I don't think the measuring of adherence would in any way help the pursuit of medicine by measuring which procedures were effective -- this is something that Stewart said which clearly doesn't follow. That would require measures beyond the "creation of or adherence to" advance directives, including whether such procedures ended up resulting in recovery or whatever. I just don't see it.

I, anonymous Boaltie, am interested in this, because the passage seems pretty complex and I had to listen to it a few times. Does someone else have a better understanding?

8/22/2009 2:05 AM  
Blogger Dan said...

I think the interesting point Jon made (but abandoned) is that it wasn't necessarily about whether they adhered to the policy, but whether the doctors REPORTED on whether they adhered to it.
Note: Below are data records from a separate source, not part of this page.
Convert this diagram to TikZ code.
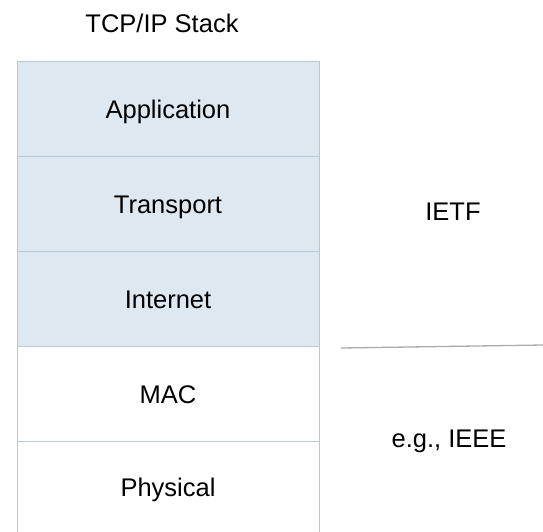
\documentclass[tikz,border=0pt]{standalone}
\usepackage{fontspec}
\setmainfont{Liberation Sans}
\definecolor{layerfill}{HTML}{DEE8F0}
\definecolor{layerline}{HTML}{B6C8DD}
\definecolor{divline}{HTML}{ABABAB}
\begin{document}
\begin{tikzpicture}[x=1pt,y=-1pt,
  layer/.style={draw=layerline,line width=1pt,minimum width=302pt,minimum height=95pt,inner sep=0pt,anchor=north west},
  lbl/.style={font=\fontsize{25.5}{30}\selectfont,inner sep=0pt,anchor=base}]
\useasboundingbox (0,0) rectangle (543,531);
\clip (0,0) rectangle (543,531);
\node[layer,fill=layerfill] (app) at (17,61) {};
\node[layer,fill=layerfill] (trans) at (17,156) {};
\node[layer,fill=layerfill] (inet) at (17,251) {};
\node[layer,fill=white] (mac) at (17,346) {};
\node[layer,fill=white,minimum height=100pt] (phys) at (17,441) {};
\node[lbl] (title) at (162,32) {TCP/IP Stack};
\node[lbl] (appt) at (168,118) {Application};
\node[lbl] (transt) at (168,213) {Transport};
\node[lbl] (inett) at (168,308) {Internet};
\node[lbl] (mact) at (168,403) {MAC};
\node[lbl] (physt) at (168,496) {Physical};
\node[lbl] (ietf) at (453,220) {IETF};
\node[lbl] (ieee) at (449,447) {e.g., IEEE};
\coordinate (d1) at (341,348);
\coordinate (d2) at (543,345);
\draw[divline,line width=1.3pt] (d1) -- (d2);
\end{tikzpicture}
\end{document}
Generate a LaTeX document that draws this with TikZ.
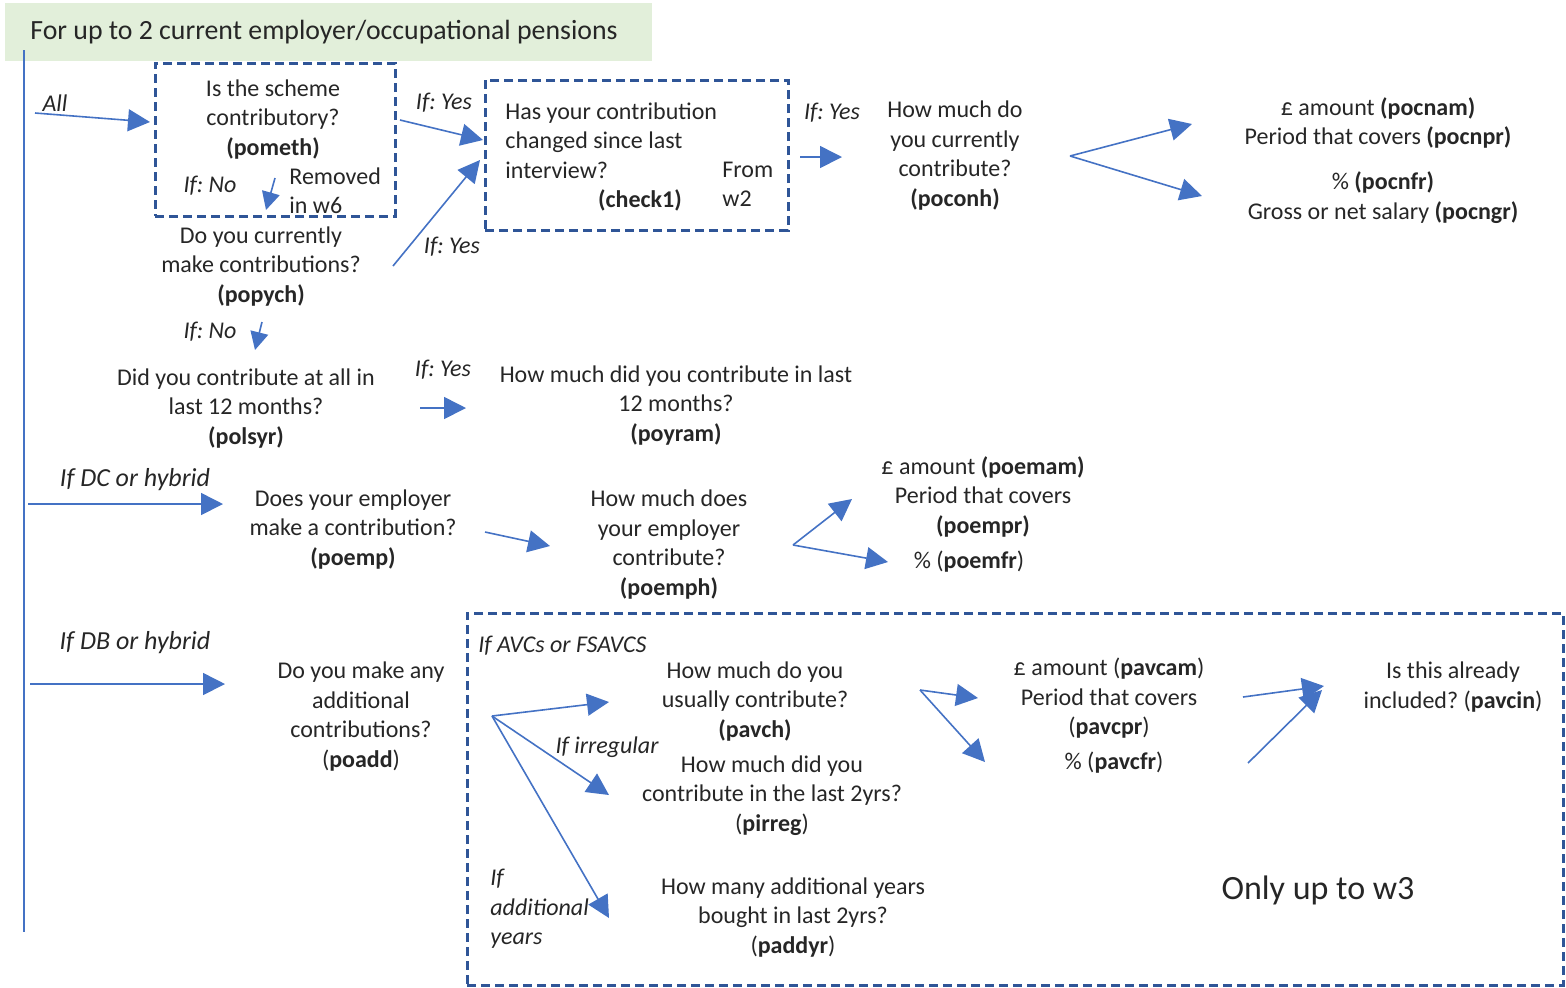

I mean, i haven't read the bill, but that seemed to make sense to me.

In any case, let's think about this logically. If Obamacare mandated that doctors kill patients who stood a fair chance of living for the sake of saving money, and two or more stories of that type got out, is there any way the American people would put up with that? Is there any way anyone in congress would keep their jobs?

Obviously not. Now, it's possible that one factor in a doctor's pay under the plan may be that most of his patients adhere to their living will, but is a doctor really going to effectively murder that patient to increase his score on one of apparently hundreds of factors relevant to his pay?

I'll say again, if anything like that started to happen, everyone in congress would lose their jobs. If a government plan starts killing people (which I doubt), we can voice our displeasure at the ballot. If health insurance companies deny coverage, on the other hand, how do we vote them out of office?

That's an argument no one seems to be making, and I think it's time to make it.